Es wird von dem RaSG Teuschl also insbesondere ein neuer Aspekt in die Diskussion eingebracht. Nach seiner Auffassung verstieße die herrschende Verwaltungsauffassung gegen den Verfassungsgrundsatz der Privatautonomie und den Gleichheitsgrundsatz.

Dieser Gesichtspunkt scheint so beachtlich, dass ich mich in einem gesonderten Beitrag  damit noch intensiver und detaillierter auseinandersetzen werde. Aber gerade die Erwägung, dass es an dem an sich für eine Ungleichbehandlung eines gleichen Sachverhalts erforderlichen sachlichen Grund fehlt, ist schlagend. Warum kommt ein neu in ein Unternehmen eintretender Mitarbeiter in den Genuss von Zusatzleistungen, die dem lange beschäftigten Arbeitnehmer versagt bleiben? Dies ist nicht plausibel.
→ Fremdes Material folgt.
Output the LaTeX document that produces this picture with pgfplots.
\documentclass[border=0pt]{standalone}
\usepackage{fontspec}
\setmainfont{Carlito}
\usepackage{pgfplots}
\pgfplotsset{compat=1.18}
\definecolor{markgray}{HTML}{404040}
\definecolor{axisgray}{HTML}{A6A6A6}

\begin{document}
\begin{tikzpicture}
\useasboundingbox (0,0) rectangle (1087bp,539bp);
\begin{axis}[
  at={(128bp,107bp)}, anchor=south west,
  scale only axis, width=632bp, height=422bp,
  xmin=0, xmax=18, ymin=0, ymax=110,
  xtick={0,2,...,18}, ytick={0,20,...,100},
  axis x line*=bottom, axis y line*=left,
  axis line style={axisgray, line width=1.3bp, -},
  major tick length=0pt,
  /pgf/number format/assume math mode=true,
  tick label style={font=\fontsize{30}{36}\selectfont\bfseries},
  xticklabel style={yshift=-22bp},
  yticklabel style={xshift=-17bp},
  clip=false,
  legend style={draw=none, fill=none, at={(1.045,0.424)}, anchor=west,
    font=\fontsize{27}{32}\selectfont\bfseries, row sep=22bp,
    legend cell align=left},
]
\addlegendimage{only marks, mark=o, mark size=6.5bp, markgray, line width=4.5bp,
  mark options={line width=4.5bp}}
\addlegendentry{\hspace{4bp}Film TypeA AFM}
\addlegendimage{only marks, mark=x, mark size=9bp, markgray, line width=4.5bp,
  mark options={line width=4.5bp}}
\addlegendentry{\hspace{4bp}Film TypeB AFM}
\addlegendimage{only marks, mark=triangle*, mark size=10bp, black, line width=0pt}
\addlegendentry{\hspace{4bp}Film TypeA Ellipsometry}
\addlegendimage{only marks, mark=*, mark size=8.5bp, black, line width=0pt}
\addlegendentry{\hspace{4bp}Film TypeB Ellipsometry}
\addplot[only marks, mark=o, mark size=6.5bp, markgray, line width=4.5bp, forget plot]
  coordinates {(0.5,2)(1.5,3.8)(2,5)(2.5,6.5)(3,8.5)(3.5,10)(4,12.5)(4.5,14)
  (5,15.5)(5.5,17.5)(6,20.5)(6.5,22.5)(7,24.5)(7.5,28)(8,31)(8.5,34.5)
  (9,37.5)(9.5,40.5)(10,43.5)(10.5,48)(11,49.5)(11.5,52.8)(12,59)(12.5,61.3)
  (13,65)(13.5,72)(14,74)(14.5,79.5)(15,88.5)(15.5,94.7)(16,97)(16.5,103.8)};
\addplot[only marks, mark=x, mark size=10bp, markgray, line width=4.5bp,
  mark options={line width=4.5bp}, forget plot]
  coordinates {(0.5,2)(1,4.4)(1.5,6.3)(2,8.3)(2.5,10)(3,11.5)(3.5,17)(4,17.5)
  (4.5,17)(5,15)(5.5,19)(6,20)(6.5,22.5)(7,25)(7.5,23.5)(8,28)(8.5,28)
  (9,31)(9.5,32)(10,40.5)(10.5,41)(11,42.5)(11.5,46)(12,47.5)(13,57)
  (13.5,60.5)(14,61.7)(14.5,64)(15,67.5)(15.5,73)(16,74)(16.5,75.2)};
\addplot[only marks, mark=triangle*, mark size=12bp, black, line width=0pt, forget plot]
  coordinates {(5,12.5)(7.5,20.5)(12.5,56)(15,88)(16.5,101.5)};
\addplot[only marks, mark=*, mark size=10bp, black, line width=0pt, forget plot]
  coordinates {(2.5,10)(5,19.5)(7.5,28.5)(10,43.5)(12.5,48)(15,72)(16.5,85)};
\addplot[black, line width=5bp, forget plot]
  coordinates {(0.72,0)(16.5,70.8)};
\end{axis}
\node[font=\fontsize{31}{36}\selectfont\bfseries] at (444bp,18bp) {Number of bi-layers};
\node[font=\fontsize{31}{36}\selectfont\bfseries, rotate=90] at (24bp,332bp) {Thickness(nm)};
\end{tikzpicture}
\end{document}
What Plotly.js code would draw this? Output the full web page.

Auch die gesetzliche Neuregelung des § 8 Abs. 4 EStG ist unter diesem Gesichtspunkt kritisch zu sehen. Dass er sachlich völlig misslungen ist und staatlichen Zielen zuwiderläuft, darauf wies ich auf dieser Seite schon hin. Alle Leistungen, die eine Abgabenfreiheit nach sich ziehen, sollen ja gerade begünstigt werden, um Verhalten zu lenken. Der Staat will schließlich die E-Mobilität durch die Begünstigung von pedelecs fördern. Mit der Vorschrift erreicht er das Gegenteil und macht fast jeden Förderungsansatz zunichte.

Wirkung:

Nun könnte man diese Auffassung ja lediglich für eine Einzelmeinung halten, hier belehrte mich jedoch der 2.  Senat des Finanzgerichts Baden-Württemberg in Freiburg eines Besseren. Während der Verhandlung von 4 Sachen, denen der gleiche Sachverhalt zugrunde lag, schaltete sich eine beisitzende Richterin in ein Wortgefecht zwischen der Vorsitzenden Richterin und den Vertretern der Finanzverwaltung ein. Sie verwies auf den hier besprochenen Gerichtsbescheid und führte dann zu der verfassungsrechtlichen Problematik aus. Sie teile die Auffassung des RaSG Teuschl und gab gleichzeitig zu erkennen, dass auch der § 8 Abs. 4 zumindest völlig misslungen, wenn nicht sogar verfassungswidrig sei.  Eine Auffassung, die nicht so einfach von der Hand zu weisen ist. Auch der Richter am SG Landshut setzte sich in der letzten Woche mit dem Bescheid auseinander.

Herr Teuschl  hat mit seiner Entscheidung einen Stein ins juristische Wasser geworfen, der Kreise zieht.